The technology uses radio wavelengths to allow astronomers to detect larger rocks that previous studies will have missed.

Uniquely, eMERLIN is able to distinguish rocks on orbits like that of the Earth from those that will build more distant planets, like Jupiter or Saturn.

Professor Greaves aims to compare eMERLIN’s information on planet system 'architectures' at the point of formation to the situation after planets have migrated – the focus of the Atmospheric Remote-sensing Exoplanet Large survey (ARIEL), selected by the European Space Agency for its next medium-class science mission due for launch in 2028.

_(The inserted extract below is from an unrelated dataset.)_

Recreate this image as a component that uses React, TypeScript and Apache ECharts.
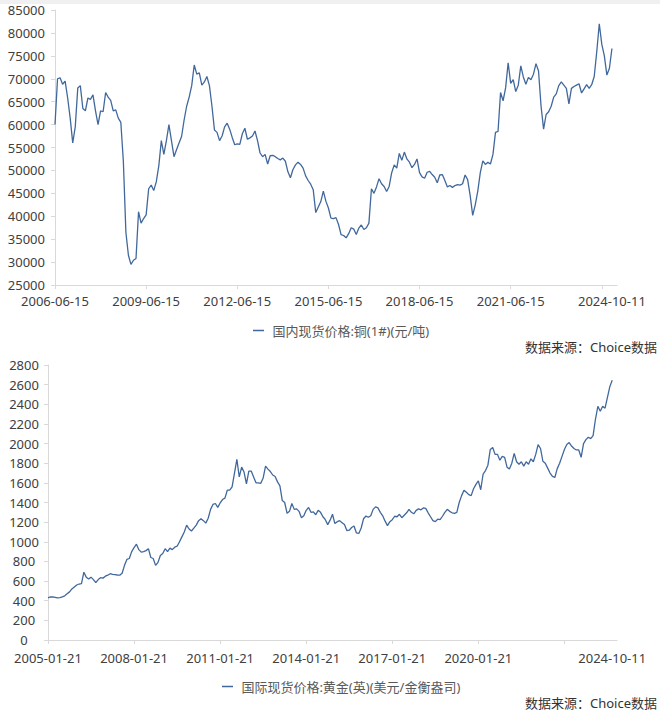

Cardiff University is supplying vital software for ARIEL. During its four-year mission, it will observe 1,000 planets ranging from Jupiter- and Neptune-size down to super-Earth size in the visible and the infrared with its meter-class telescope - the first large-scale survey of the chemistry of exoplanet atmospheres. It seeks to address fundamental questions on how planetary systems form and evolve.

It will provide very definite data on the composition of a whole planet, i.e. its core and its atmosphere together, but it's unlikely to solve the mass problem unless something very strange is going on, where gas is solidifying into a kind of iceball world.

Professor Jane Greaves Astronomy Group
Cardiff Hub for Astrophysics Research and Technology

Ultimately, her work will align with the Square Kilometre Array project, backed by the UK. It aims to build the world's largest radio telescope in Australia and South Africa with a total collecting area of approximately one square kilometre.

By eventually mapping available data sources, Professor Greaves anticipates the possibility of finding centimetre-scale material swirling around what could be future rocky planets.

“Seeing a spot in a disk that indicated an Earth forming at an Earth-like distance from its star — that’s the new holy grail, at least for me,” Greaves told Nature.

“It's very hard to detect the faint radio emission, so earlier technology could neither see the larger rocks nor pick up faint signals further from the star.

“I hope we'll ultimately see rocks growing together that will form another planet like the Earth!

“We don't really know when and how our own planet formed - if we could see another one forming, it would help to examine what exactly gets collected, some of which is later needed for life, like an atmosphere and the oceans.”